Chinese New Year Celebrations in 2021: Year of the Ox
How will international students celebrate Chinese New Year in a global pandemic?
It has been called the biggest peacetime migration on earth. The Spring Festival or Lunar New Year sees hundreds of millions of people on the move, making the Chinese New Year the biggest human event on earth. More than seven times the size of Thanksgiving in the United States, this gathering from the most affluent to migrant workers also exceeds in scale religious pilgrimages such as the Hajj.
The millions on the move are not travelling to temples but heading home. The masses leave cities to visit their families, often in more rural parts of China. According to the Chinese Transport Ministry, around three billion trips will be made during the rush. Many will take with them the traditional gifts - 红包 hóngbāo - decorated red packets filled with crisp new money. Others will bring tea or baskets of fruits. Sweets and toys for children. Warm hats and scarves for the elderly.
But this year celebrations will be different for many of the international students around the world who are still affected by lockdowns, unable to gather at Chinese restaurants with their friends to celebrate and to enjoy the tastes of home - Chinese dumplings, spring rolls, sweet rice balls, noodles, and fruit. The reunion dinner eaten on the night before the New Year will be especially poignant for those far from their families.
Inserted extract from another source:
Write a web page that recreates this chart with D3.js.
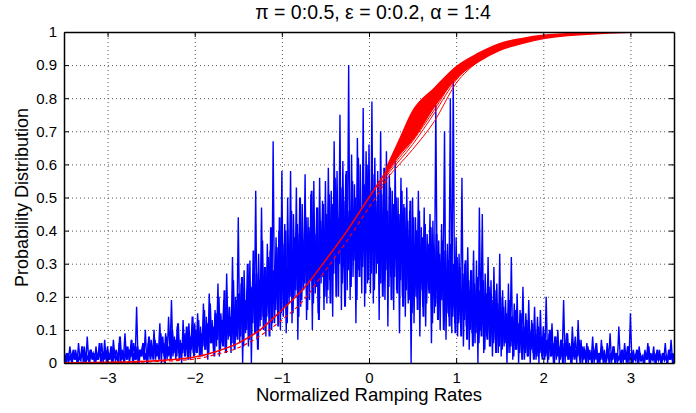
<!DOCTYPE html>
<html><head><meta charset="utf-8">
<script src="https://cdn.jsdelivr.net/npm/d3@7"></script>
<style>
body{margin:0;background:#fff}
svg{display:block}
text{font-family:"Liberation Sans",Arial,Helvetica,sans-serif;fill:#000}
</style>
</head><body><svg id="c" width="696" height="413"></svg>
<script>
const titleText = "π = 0:0.5, ε = 0:0.2, α = 1:4";
const xLabel = "Normalized Ramping Rates";
const yLabel = "Probability Distribution";
const xTicks = [-3, -2, -1, 0, 1, 2, 3];
const yTicks = [0, 0.1, 0.2, 0.3, 0.4, 0.5, 0.6, 0.7, 0.8, 0.9, 1];
const xDomain = [-3.5, 3.5];
const yDomain = [0, 1];

// blue noisy distributions, sampled every 1/60 from -3.5 (series B offset by -half a step)
const blueStart = -3.5, blueStep = 1 / 60;
const blueValues = [
 0.04,0.01,0.03,0.00,0.05,0.02,0.03,0.01,0.04,0.00,0.06,0.01,0.03,0.02,0.05,0.00,0.08,0.01,0.04,0.02,0.03,0.00,0.05,0.01,0.04,0.02,0.06,0.00,0.07,0.01,
 0.05,0.01,0.03,0.00,0.07,0.02,0.04,0.01,0.06,0.00,0.04,0.02,0.09,0.01,0.05,0.00,0.03,0.02,0.06,0.01,0.17,0.00,0.04,0.02,0.05,0.01,0.10,0.00,0.06,0.02,
 0.07,0.02,0.10,0.01,0.06,0.03,0.12,0.00,0.08,0.02,0.09,0.01,0.14,0.03,0.19,0.02,0.08,0.01,0.11,0.03,0.07,0.00,0.13,0.02,0.09,0.04,0.12,0.01,0.10,0.03,
 0.12,0.03,0.15,0.05,0.11,0.02,0.18,0.04,0.14,0.01,0.21,0.06,0.13,0.03,0.16,0.05,0.24,0.02,0.15,0.06,0.19,0.04,0.27,0.07,0.17,0.03,0.32,0.05,0.20,0.08,
 0.44,0.06,0.24,0.00,0.28,0.09,0.22,0.05,0.31,0.00,0.27,0.12,0.52,0.07,0.33,0.11,0.47,0.14,0.29,0.08,0.36,0.15,0.34,0.10,0.67,0.12,0.38,0.16,0.40,0.10,
 0.58,0.14,0.42,0.09,0.50,0.18,0.58,0.12,0.45,0.20,0.53,0.07,0.39,0.17,0.48,0.22,0.57,0.13,0.44,0.19,0.51,0.10,0.55,0.21,0.47,0.15,0.56,0.24,0.49,0.16,
 0.55,0.18,0.59,0.25,0.52,0.14,0.67,0.27,0.58,0.20,0.75,0.16,0.61,0.29,0.57,0.22,0.90,0.19,0.63,0.26,0.54,0.12,0.68,0.28,0.60,0.21,0.77,0.17,0.64,0.24,
 0.66,0.21,0.79,0.18,0.62,0.27,0.58,0.13,0.70,0.24,0.55,0.19,0.64,0.11,0.57,0.26,0.52,0.16,0.61,0.22,0.50,0.09,0.56,0.20,0.48,0.14,0.53,0.18,0.46,0.00,
 0.50,0.12,0.44,0.20,0.52,0.08,0.41,0.17,0.47,0.11,0.39,0.22,0.45,0.06,0.43,0.15,0.78,0.18,0.37,0.10,0.42,0.19,0.70,0.07,0.36,0.14,0.80,0.09,0.86,0.12,
 0.38,0.08,0.33,0.13,0.56,0.05,0.30,0.11,0.35,0.04,0.28,0.09,0.34,0.06,0.31,0.00,0.47,0.10,0.45,0.03,0.27,0.08,0.32,0.05,0.25,0.02,0.29,0.07,0.24,0.03,
 0.33,0.02,0.22,0.05,0.19,0.00,0.24,0.03,0.32,0.01,0.18,0.04,0.21,0.00,0.16,0.03,0.23,0.01,0.15,0.02,0.19,0.00,0.13,0.03,0.17,0.01,0.14,0.00,0.16,0.02,
 0.11,0.01,0.20,0.00,0.09,0.02,0.12,0.00,0.08,0.01,0.10,0.00,0.07,0.02,0.19,0.00,0.09,0.01,0.06,0.00,0.11,0.02,0.08,0.00,0.13,0.01,0.07,0.00,0.05,0.01,
 0.06,0.00,0.04,0.01,0.08,0.00,0.05,0.01,0.03,0.00,0.07,0.01,0.04,0.00,0.06,0.01,0.09,0.00,0.05,0.01,0.03,0.00,0.11,0.01,0.04,0.00,0.06,0.01,0.05,0.00,
 0.15,0.00,0.04,0.01,0.03,0.00,0.05,0.01,0.02,0.00,0.04,0.01,0.06,0.00,0.03,0.01,0.05,0.00,0.02,0.01,0.04,0.00,0.03,0.01,0.06,0.00,0.02,0.01,0.07,0.00,0.03
];
const blueValuesB = [
 0.01,0.02,0.00,0.03,0.01,0.02,0.00,0.04,0.01,0.03,0.00,0.02,0.01,0.05,0.00,0.03,0.01,0.02,0.00,0.04,0.01,0.03,0.00,0.02,0.01,0.06,0.00,0.03,0.01,0.04,
 0.00,0.03,0.01,0.05,0.00,0.04,0.01,0.02,0.00,0.08,0.01,0.03,0.00,0.05,0.01,0.04,0.02,0.07,0.00,0.03,0.01,0.05,0.00,0.04,0.02,0.06,0.01,0.03,0.00,0.08,
 0.01,0.05,0.01,0.07,0.02,0.04,0.01,0.09,0.03,0.06,0.00,0.08,0.02,0.05,0.01,0.10,0.03,0.07,0.02,0.12,0.01,0.06,0.03,0.09,0.02,0.11,0.01,0.08,0.04,0.14,
 0.02,0.10,0.03,0.13,0.02,0.09,0.05,0.16,0.04,0.12,0.03,0.18,0.06,0.11,0.02,0.15,0.07,0.20,0.04,0.13,0.05,0.22,0.03,0.17,0.08,0.14,0.06,0.25,0.04,0.19,
 0.07,0.21,0.08,0.26,0.05,0.19,0.10,0.30,0.07,0.23,0.12,0.34,0.09,0.27,0.04,0.25,0.13,0.37,0.10,0.29,0.14,0.32,0.08,0.41,0.12,0.28,0.16,0.35,0.11,0.44,
 0.15,0.36,0.17,0.40,0.12,0.33,0.20,0.46,0.15,0.38,0.22,0.42,0.14,0.50,0.19,0.37,0.24,0.44,0.16,0.41,0.25,0.52,0.18,0.39,0.23,0.47,0.13,0.43,0.26,0.48,
 0.20,0.45,0.22,0.51,0.18,0.48,0.27,0.56,0.20,0.44,0.30,0.53,0.24,0.49,0.17,0.58,0.28,0.46,0.23,0.55,0.31,0.50,0.19,0.62,0.26,0.47,0.29,0.54,0.21,0.60,
 0.25,0.52,0.27,0.57,0.22,0.49,0.30,0.55,0.24,0.51,0.20,0.59,0.28,0.46,0.23,0.53,0.19,0.48,0.26,0.50,0.21,0.45,0.25,0.52,0.17,0.47,0.22,0.43,0.19,0.49,
 0.15,0.44,0.20,0.40,0.16,0.46,0.22,0.38,0.14,0.42,0.18,0.36,0.21,0.41,0.12,0.35,0.17,0.39,0.13,0.33,0.19,0.37,0.10,0.34,0.15,0.31,0.11,0.36,0.14,0.30,
 0.09,0.32,0.12,0.29,0.08,0.27,0.13,0.31,0.07,0.25,0.10,0.28,0.05,0.24,0.09,0.26,0.06,0.22,0.08,0.25,0.04,0.21,0.07,0.23,0.05,0.19,0.06,0.22,0.03,0.18,
 0.05,0.20,0.04,0.17,0.06,0.15,0.03,0.19,0.05,0.14,0.02,0.16,0.04,0.12,0.03,0.15,0.01,0.11,0.03,0.13,0.02,0.10,0.04,0.12,0.01,0.09,0.02,0.11,0.03,0.08,
 0.01,0.09,0.02,0.07,0.01,0.10,0.02,0.06,0.00,0.08,0.02,0.05,0.01,0.07,0.00,0.06,0.02,0.09,0.01,0.05,0.00,0.06,0.01,0.04,0.02,0.07,0.00,0.05,0.01,0.04,
 0.00,0.05,0.01,0.03,0.00,0.04,0.01,0.06,0.00,0.03,0.01,0.05,0.00,0.02,0.01,0.04,0.00,0.03,0.01,0.05,0.00,0.03,0.01,0.02,0.00,0.04,0.01,0.03,0.00,0.05,
 0.01,0.03,0.00,0.02,0.01,0.04,0.00,0.03,0.01,0.02,0.00,0.03,0.01,0.05,0.00,0.02,0.01,0.03,0.00,0.04,0.01,0.02,0.00,0.03,0.01,0.02,0.00,0.04,0.01,0.03,0.00
];

// red cumulative curves (merged part)
const redX      = [-3.5, -3, -2.5, -2, -1.75, -1.5, -1.25, -1, -0.75, -0.5, -0.25, 0, 0.2];
const redMain   = [0.0, 0.002, 0.006, 0.018, 0.035, 0.06, 0.10, 0.16, 0.225, 0.31, 0.40, 0.50, 0.58];
const redDashed = [0.0, 0.001, 0.004, 0.012, 0.026, 0.046, 0.082, 0.13, 0.19, 0.28, 0.37, 0.47, 0.55];
// red fan (spread part)
const fanX     = [0.2, 0.35, 0.5, 0.75, 1, 1.25, 1.5, 1.75, 2, 2.5, 3, 3.5];
const fanUpper = [0.59, 0.675, 0.76, 0.83, 0.895, 0.935, 0.965, 0.98, 0.99, 0.997, 1.0, 1.0];
const fanLower = [0.575, 0.63, 0.675, 0.775, 0.86, 0.91, 0.945, 0.965, 0.98, 0.993, 0.999, 1.0];
// stray red curves
const strayX = [0.1, 0.2, 0.5, 0.75, 1.0, 1.25];
const strayA = [0.53, 0.565, 0.66, 0.755, 0.855, 0.915];
const strayB = [0.52, 0.555, 0.645, 0.73, 0.845, 0.91];
const strayC = [0.53, 0.57, 0.67, 0.765, 0.865, 0.918];

const W = 696, H = 413;
const m = {left: 64, right: 22, top: 32, bottom: 50};
const iw = W - m.left - m.right, ih = H - m.top - m.bottom;
const svg = d3.select("#c");
const x = d3.scaleLinear().domain(xDomain).range([0, iw]);
const y = d3.scaleLinear().domain(yDomain).range([ih, 0]);
const g = svg.append("g").attr("transform", `translate(${m.left},${m.top})`);

svg.append("defs").append("clipPath").attr("id", "clip")
  .append("rect").attr("width", iw).attr("height", ih);

// grid
const gx = g.append("g").attr("transform", `translate(0,${ih})`)
  .call(d3.axisBottom(x).tickValues(xTicks).tickSize(-ih).tickFormat(""));
const gy = g.append("g")
  .call(d3.axisLeft(y).tickValues(yTicks).tickSize(-iw).tickFormat(""));
[gx, gy].forEach(a => {
  a.select(".domain").remove();
  a.selectAll("line").attr("stroke", "#555").attr("stroke-dasharray", "1,3").attr("stroke-width", 1);
});

const plot = g.append("g").attr("clip-path", "url(#clip)");

// blue
const blueLineA = d3.line().x((d, i) => x(blueStart + i * blueStep)).y(d => y(d));
const blueLineB = d3.line().x((d, i) => x(blueStart + (i - 0.5) * blueStep)).y(d => y(d));
plot.append("path").datum(blueValuesB).attr("d", blueLineB)
  .attr("fill", "none").attr("stroke", "#0000ff").attr("stroke-width", 2);
plot.append("path").datum(blueValues).attr("d", blueLineA)
  .attr("fill", "none").attr("stroke", "#0000ff").attr("stroke-width", 1.4);

// red
const lineXY = (xs) => d3.line().curve(d3.curveMonotoneX).x((d, i) => x(xs[i])).y(d => y(d));
plot.append("path").datum(redDashed).attr("d", lineXY(redX))
  .attr("fill", "none").attr("stroke", "#ff0000").attr("stroke-width", 1.2).attr("stroke-dasharray", "4,3");
plot.append("path").datum(redMain).attr("d", lineXY(redX))
  .attr("fill", "none").attr("stroke", "#ff0000").attr("stroke-width", 1.6);
const fanArea = d3.area().curve(d3.curveMonotoneX)
  .x((d, i) => x(fanX[i])).y0((d, i) => y(fanLower[i])).y1(d => y(d));
plot.append("path").datum(fanUpper).attr("d", fanArea).attr("fill", "#ff0000")
  .attr("stroke", "#ff0000").attr("stroke-width", 1.5);
[strayA, strayB, strayC].forEach(s => {
  plot.append("path").datum(s).attr("d", lineXY(strayX))
    .attr("fill", "none").attr("stroke", "#ff0000").attr("stroke-width", 1);
});

// axes with inward ticks
const fmt = d3.format("~g");
const ax = g.append("g").attr("transform", `translate(0,${ih})`)
  .call(d3.axisBottom(x).tickValues(xTicks).tickSizeInner(-5).tickSizeOuter(0).tickPadding(9).tickFormat(fmt));
const ay = g.append("g")
  .call(d3.axisLeft(y).tickValues(yTicks).tickSizeInner(-5).tickSizeOuter(0).tickPadding(7).tickFormat(fmt));
const axt = g.append("g")
  .call(d3.axisTop(x).tickValues(xTicks).tickSizeInner(-5).tickSizeOuter(0).tickFormat(""));
const ayr = g.append("g").attr("transform", `translate(${iw},0)`)
  .call(d3.axisRight(y).tickValues(yTicks).tickSizeInner(-5).tickSizeOuter(0).tickFormat(""));
[ax, ay, axt, ayr].forEach(a => {
  a.select(".domain").attr("stroke", "#000").attr("stroke-width", 1.5);
  a.selectAll(".tick line").attr("stroke", "#000").attr("stroke-width", 1);
  a.selectAll("text").style("font-size", "15px").attr("fill", "#000");
});

// title and labels
svg.append("text").attr("x", m.left + iw / 2 + 4).attr("y", 19).attr("text-anchor", "middle")
  .style("font-size", "19.5px").text(titleText);
svg.append("text").attr("x", m.left + iw / 2).attr("y", 401).attr("text-anchor", "middle")
  .style("font-size", "18.5px").text(xLabel);
svg.append("text").attr("transform", `translate(28,${m.top + ih / 2}) rotate(-90)`).attr("text-anchor", "middle")
  .style("font-size", "18px").text(yLabel);
</script>
</body></html>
Creating Chinese New Year in lockdown
Chinese students are determined not to be defeated by the restrictions currently in place to keep them safe and healthy. According to Yinbo Yu of the UK Council for International Student Affairs and originally from Beijing, Chinese students are resourceful in planning to stay connected online even if they cannot meet easily in person.
“Celebrating cultural holidays and festivals of all kinds is extremely important to international students, and Chinese students are no exception. The Spring Festival is a time of renewing bonds of family and community, and over the years Chinese students have shared their New Year celebrations with the wider university and communities they call home for their period of study.
“This year we won’t see the same shows, dance and music in person but Chinese students are resilient and they will be making special meals and staying in touch with family and one another. It is important though that they are also supported at this time when it is only natural to feel the absence from home and family more sharply than usual.”
In times of challenge, a sense of community is even more important and students and teachers are committed to reaching out to one another and to supporting well-being. In student accommodation, groups of students are also planning their own feasts and decorating flats to recreate some of the spirit of new year in their home from home.
In the UK, many students are also planning to go online and watch the live stream of the CCTV New Year’s Gala, including music, magic, dance, and the extraordinary spectacle of Chinese opera.
Broadcast live to the world by China Central Television, it has the largest audience for any gala in the world – with over 1.2 billion viewers in 2020.
Study Group students studying on pathway and foundation programmes in Study Centres around the world also have plans for the Spring Festival. Study Group student Daniel shares his plans for Chinese New Year:
“Due to the Coronavirus this year, the traditional flower market in Guangzhou was cancelled. However, the custom of “dressing up” our home in Chinese New Year will not change. During the New Year, my family and I will still go to the streets to purchase some flowers and decorations, give our home a new look.”
Nevertheless, as with so much of education during the past year, the importance of connecting online is also crucial. Family Zoom meetings mean that those who are separated by thousands of miles can still see one another. Children can honour parents and grandparents and news can be shared.
Most of all, families can be sure that for now they can keep one another safe as we wait for the vaccinations, which will allow us to all meet and celebrate together in person once more. As Confucius himself taught, “有朋自远方来，不亦乐乎? (yǒu péng zì yuǎnfāng lái, bú yì lè hū?) - Is it not delightful to have friends coming from afar?”
Emma Lancaster, Study Group CEO, shares her thoughts on Chinese New Year:
“As a global organisation focused on international education, Study Group has many students and staff from China or who have personal connections with the Chinese community. Chinese New Year is a time of coming together, and from Beijing to Sydney or London, many of us have wonderful memories of the Spring Festival and enjoying celebratory meals together.
“This year it is very different. In most parts of the world, some degree of restriction continues, but there is a lot to celebrate. Our teachers have found new ways to teach and students have continued to learn. Our whole community have supported one another practically and emotionally. We have found hope and determination that we will come out of the other side of this.
“The good news for this new year is that students will still go onto their degrees and then take up successful careers, while never forgetting the struggles and losses caused by COVID-19. Thanks to the achievements of global science in developing effective vaccines, we can genuinely look ahead with optimism.”